• WRITTEN TASK: Everything from the first line of the data below through the line that contains "80.4, 89.6, 100];" should be written out exactly, please, and nothing more; the pictures stay out.

>> Begin

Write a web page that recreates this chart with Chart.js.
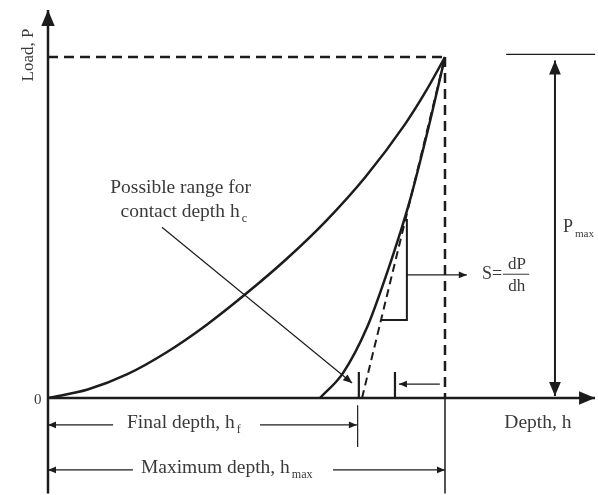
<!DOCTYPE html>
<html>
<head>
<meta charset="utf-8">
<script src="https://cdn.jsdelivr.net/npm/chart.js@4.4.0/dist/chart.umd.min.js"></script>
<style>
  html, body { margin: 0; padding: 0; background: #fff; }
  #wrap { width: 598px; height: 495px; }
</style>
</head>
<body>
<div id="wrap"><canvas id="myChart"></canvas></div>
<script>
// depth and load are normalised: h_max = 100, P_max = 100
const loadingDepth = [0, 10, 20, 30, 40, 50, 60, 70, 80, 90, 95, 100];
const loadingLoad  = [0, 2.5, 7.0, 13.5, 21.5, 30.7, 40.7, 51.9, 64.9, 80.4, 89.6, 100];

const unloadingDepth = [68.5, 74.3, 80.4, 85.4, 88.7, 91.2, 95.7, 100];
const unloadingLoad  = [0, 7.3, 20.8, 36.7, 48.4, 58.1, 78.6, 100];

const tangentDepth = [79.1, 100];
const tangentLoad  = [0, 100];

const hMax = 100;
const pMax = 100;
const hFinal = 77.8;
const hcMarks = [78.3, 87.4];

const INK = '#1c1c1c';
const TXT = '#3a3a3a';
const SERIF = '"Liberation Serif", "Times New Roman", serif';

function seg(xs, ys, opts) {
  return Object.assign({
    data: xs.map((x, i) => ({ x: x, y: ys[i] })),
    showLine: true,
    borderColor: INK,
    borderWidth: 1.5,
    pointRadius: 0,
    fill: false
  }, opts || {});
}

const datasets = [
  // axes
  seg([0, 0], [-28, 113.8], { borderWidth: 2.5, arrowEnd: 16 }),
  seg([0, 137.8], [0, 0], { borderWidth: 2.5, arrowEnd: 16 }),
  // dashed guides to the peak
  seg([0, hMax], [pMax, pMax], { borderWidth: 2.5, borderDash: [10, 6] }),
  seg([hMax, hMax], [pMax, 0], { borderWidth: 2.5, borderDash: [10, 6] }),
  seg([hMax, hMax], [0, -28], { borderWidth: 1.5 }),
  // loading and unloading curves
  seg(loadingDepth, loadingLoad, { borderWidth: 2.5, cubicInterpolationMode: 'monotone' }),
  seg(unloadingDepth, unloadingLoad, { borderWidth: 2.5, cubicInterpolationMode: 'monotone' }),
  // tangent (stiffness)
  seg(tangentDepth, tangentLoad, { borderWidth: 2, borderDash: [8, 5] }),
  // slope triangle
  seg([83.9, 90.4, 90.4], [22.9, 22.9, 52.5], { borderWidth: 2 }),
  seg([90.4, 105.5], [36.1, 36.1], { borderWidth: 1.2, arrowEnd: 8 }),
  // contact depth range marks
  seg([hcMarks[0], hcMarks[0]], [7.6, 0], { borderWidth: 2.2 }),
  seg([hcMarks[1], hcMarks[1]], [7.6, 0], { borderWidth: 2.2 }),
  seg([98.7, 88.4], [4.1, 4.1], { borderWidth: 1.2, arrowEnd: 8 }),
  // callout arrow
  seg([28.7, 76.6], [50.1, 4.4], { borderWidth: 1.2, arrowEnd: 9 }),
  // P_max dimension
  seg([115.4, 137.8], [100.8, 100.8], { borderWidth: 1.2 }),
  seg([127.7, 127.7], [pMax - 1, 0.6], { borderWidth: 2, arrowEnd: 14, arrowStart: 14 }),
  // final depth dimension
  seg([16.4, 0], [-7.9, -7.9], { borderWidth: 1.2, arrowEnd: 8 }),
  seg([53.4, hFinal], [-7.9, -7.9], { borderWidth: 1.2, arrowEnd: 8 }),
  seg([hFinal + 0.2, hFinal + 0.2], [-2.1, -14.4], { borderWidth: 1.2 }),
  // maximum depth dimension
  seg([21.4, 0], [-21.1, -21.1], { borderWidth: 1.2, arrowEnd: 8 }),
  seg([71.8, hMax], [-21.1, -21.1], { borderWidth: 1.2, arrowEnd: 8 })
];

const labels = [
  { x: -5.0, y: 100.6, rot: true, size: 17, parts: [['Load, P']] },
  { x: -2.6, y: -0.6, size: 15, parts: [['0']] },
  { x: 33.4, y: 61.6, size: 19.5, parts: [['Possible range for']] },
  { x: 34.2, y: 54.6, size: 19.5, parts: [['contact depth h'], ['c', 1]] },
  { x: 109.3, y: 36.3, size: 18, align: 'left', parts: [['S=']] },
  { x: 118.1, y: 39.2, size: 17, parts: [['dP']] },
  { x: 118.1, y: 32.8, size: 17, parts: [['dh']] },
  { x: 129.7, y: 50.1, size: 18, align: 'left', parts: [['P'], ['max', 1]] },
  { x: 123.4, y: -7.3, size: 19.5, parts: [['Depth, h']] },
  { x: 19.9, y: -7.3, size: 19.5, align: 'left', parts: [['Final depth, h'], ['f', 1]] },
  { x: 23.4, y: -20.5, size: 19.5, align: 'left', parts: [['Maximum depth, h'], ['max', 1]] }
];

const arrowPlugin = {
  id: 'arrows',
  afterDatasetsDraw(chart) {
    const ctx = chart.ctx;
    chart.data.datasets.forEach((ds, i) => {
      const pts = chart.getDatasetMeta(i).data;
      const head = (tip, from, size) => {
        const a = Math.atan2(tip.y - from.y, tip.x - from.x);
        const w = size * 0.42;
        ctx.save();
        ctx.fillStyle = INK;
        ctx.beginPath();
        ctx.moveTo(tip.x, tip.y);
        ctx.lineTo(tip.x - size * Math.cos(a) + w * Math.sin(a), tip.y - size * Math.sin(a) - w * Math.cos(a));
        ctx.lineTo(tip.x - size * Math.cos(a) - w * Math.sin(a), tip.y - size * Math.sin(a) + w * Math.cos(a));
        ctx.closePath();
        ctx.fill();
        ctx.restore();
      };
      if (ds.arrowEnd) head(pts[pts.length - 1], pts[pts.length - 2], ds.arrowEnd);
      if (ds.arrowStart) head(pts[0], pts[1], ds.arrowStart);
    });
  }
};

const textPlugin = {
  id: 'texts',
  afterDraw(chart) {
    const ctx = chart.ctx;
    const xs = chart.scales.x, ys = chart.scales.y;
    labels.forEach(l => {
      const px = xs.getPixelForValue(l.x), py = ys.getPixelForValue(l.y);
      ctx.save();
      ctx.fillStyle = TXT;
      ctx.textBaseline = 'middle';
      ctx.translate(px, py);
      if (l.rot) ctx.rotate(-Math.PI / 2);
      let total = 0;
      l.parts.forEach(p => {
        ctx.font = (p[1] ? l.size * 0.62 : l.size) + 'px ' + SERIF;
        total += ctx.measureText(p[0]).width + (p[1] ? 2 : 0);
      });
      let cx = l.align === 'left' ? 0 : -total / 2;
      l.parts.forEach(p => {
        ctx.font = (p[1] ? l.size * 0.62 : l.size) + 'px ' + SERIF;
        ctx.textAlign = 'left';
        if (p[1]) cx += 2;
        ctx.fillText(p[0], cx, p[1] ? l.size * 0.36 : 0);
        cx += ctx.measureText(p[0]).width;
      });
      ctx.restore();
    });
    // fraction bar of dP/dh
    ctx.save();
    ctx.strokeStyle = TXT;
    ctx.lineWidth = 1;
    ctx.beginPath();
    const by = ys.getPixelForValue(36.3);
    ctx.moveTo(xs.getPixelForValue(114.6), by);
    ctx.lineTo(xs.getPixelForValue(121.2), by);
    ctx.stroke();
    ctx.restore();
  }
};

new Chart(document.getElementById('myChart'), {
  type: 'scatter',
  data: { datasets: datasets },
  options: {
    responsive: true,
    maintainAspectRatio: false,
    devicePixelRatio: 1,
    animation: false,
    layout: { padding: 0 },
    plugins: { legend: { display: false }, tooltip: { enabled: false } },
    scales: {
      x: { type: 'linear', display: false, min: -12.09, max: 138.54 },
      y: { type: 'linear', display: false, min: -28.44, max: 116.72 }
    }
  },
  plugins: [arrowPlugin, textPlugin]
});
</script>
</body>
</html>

>> End

• FULL RESPONSE:
Write a web page that recreates this chart with Chart.js.
<!DOCTYPE html>
<html>
<head>
<meta charset="utf-8">
<script src="https://cdn.jsdelivr.net/npm/chart.js@4.4.0/dist/chart.umd.min.js"></script>
<style>
  html, body { margin: 0; padding: 0; background: #fff; }
  #wrap { width: 598px; height: 495px; }
</style>
</head>
<body>
<div id="wrap"><canvas id="myChart"></canvas></div>
<script>
// depth and load are normalised: h_max = 100, P_max = 100
const loadingDepth = [0, 10, 20, 30, 40, 50, 60, 70, 80, 90, 95, 100];
const loadingLoad  = [0, 2.5, 7.0, 13.5, 21.5, 30.7, 40.7, 51.9, 64.9, 80.4, 89.6, 100];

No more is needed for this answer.